Who is on strike against Amazon and what do they want?

Trade unionists from Europe and the US joined hundreds of strikers outside Amazon’s Coventry warehouse on Friday (November 24). 

This is part of a global campaign calling for better working conditions at the internet retailer.

Activists from Germany, Italy and California showed their solidarity with the Coventry strikers who have taken 28 days of industrial action since January. 

Who is on strike against Amazon and what do they want?

Amazon workers are on strike against the company. They argue that the retailer pays warehouse workers lower wages compared with employees in other sectors of the company. They also want better health and safety policies. Some also have concerns about the e-commerce corporation’s environmental footprint.

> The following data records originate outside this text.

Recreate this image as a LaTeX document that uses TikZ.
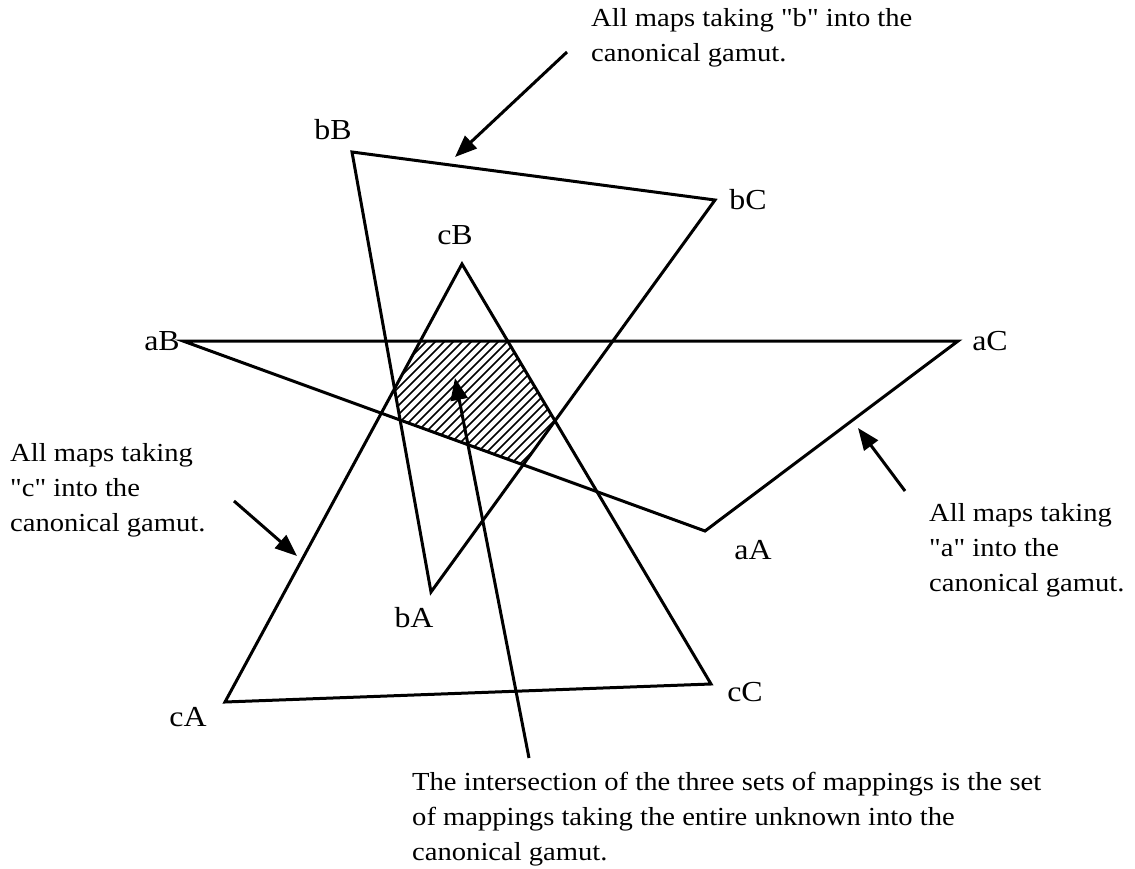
\documentclass[tikz,border=0pt]{standalone}
\usepackage{fontspec}
\newfontfamily\diafont{Liberation Serif}[FakeStretch=1.1]
\usetikzlibrary{arrows.meta}
\begin{document}
\begin{tikzpicture}[x=1pt,y=-1pt,
  edge/.style={line width=3pt, line join=miter},
  ptr/.style={line width=3pt, -{Triangle[length=22pt,width=17pt]}},
  hatch/.style={line width=1.6pt},
  lbl/.style={font=\diafont\fontsize{29}{32}\selectfont, inner sep=0pt},
  note/.style={font=\diafont\fontsize{26}{35}\selectfont, align=left, anchor=north west, inner sep=0pt}]
\useasboundingbox (0,0) rectangle (1135,869);
% vertices
\coordinate (bB) at (352,152);
\coordinate (bC) at (715,200);
\coordinate (bA) at (431,592);
\coordinate (cB) at (462,264);
\coordinate (cC) at (711,684);
\coordinate (cA) at (225,702);
\coordinate (aB) at (183,341);
\coordinate (aC) at (958,341);
\coordinate (aA) at (705,531);
% hatched intersection
\begin{scope}
  \clip (bB)--(bC)--(bA)--cycle;
  \clip (cB)--(cC)--(cA)--cycle;
  \clip (aB)--(aC)--(aA)--cycle;
  \foreach \i in {0,...,45} \draw[hatch] (250+9*\i,500) -- ++(200,-200);
\end{scope}
% triangles
\draw[edge] (bB)--(bC)--(bA)--cycle;
\draw[edge] (cB)--(cC)--(cA)--cycle;
\draw[edge] (aB)--(aC)--(aA)--cycle;
% vertex labels
\node[lbl] (lbB) at (333,130) {bB};
\node[lbl] (lbC) at (748,200) {bC};
\node[lbl] (lbA) at (414,618) {bA};
\node[lbl] (lcB) at (455,235) {cB};
\node[lbl] (lcC) at (745,692) {cC};
\node[lbl] (lcA) at (188,717) {cA};
\node[lbl] (laB) at (162,341) {aB};
\node[lbl] (laC) at (990,341) {aC};
\node[lbl] (laA) at (753,550) {aA};
% notes
\node[note] (nb) at (591,8) {All maps taking "b" into the\\canonical gamut.};
\node[note] (nc) at (10,443) {All maps taking\\"c" into the\\canonical gamut.};
\node[note] (na) at (929,503) {All maps taking\\"a" into the\\canonical gamut.};
\node[note] (ni) at (412,772) {The intersection of the three sets of mappings is the set\\of mappings taking the entire unknown into the\\canonical gamut.};
% arrows
\coordinate (btail) at (567,52);
\coordinate (btip) at (455,157);
\coordinate (ctail) at (234,501);
\coordinate (ctip) at (297,556);
\coordinate (atail) at (905,491);
\coordinate (atip) at (858,428);
\coordinate (itail) at (529,758);
\coordinate (itip) at (455,378);
\draw[ptr] (btail) -- (btip);
\draw[ptr] (ctail) -- (ctip);
\draw[ptr] (atail) -- (atip);
\draw[ptr] (itail) -- (itip);
\end{tikzpicture}
\end{document}
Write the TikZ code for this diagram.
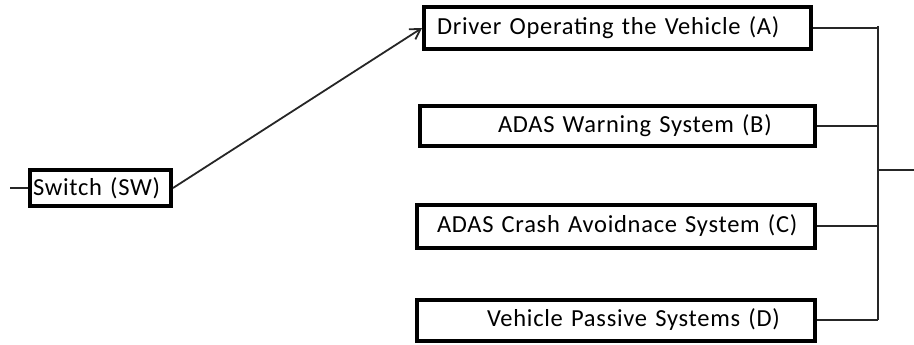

Workers first went on strike last summer after they were offered a 50p-an-hour rise. Since then, the basic rate of pay has increased several times and will rise to £12.30 an hour.

Amazon denies the increases have any link with the industrial action, insisting it reviews pay regularly and always has.

Jessie Moreno, who delivers Amazon parcels from Palmdale, in the California desert, told the Guardian: "This isn’t just a US fight, this is a global fight, so we are happy to come here to support our brothers and sisters at the GMB.

"We have to spread the word and bring awareness,” he added. “The issues are the same, no matter where you are, no matter what country you’re in — it’s all the same." 

"It’s the living conditions, it’s respect, and of course it’s money. We’re living in poverty conditions while the CEO, Jeff Bezos, gets richer and richer off our hard work, and we’re just struggling to put food on the table."

Standing with campaigners, Alke Bössiger, the deputy general secretary of the UNI global union, one of the co-convenors of the Make Amazon Pay campaign, said: "It’s really important that people here know that they’re not lonely in this fight. It’s a long game, it’s not that we can achieve something overnight."

She said 150 actions against Amazon were taking place in more than 30 countries on Friday. "Some of the actions are strikes and some of them are protests — on environmental issues, for example," Bössiger added. "It’s such a big company and it has such a big global footprint." She raised other issues including taxation and claims of monopoly power.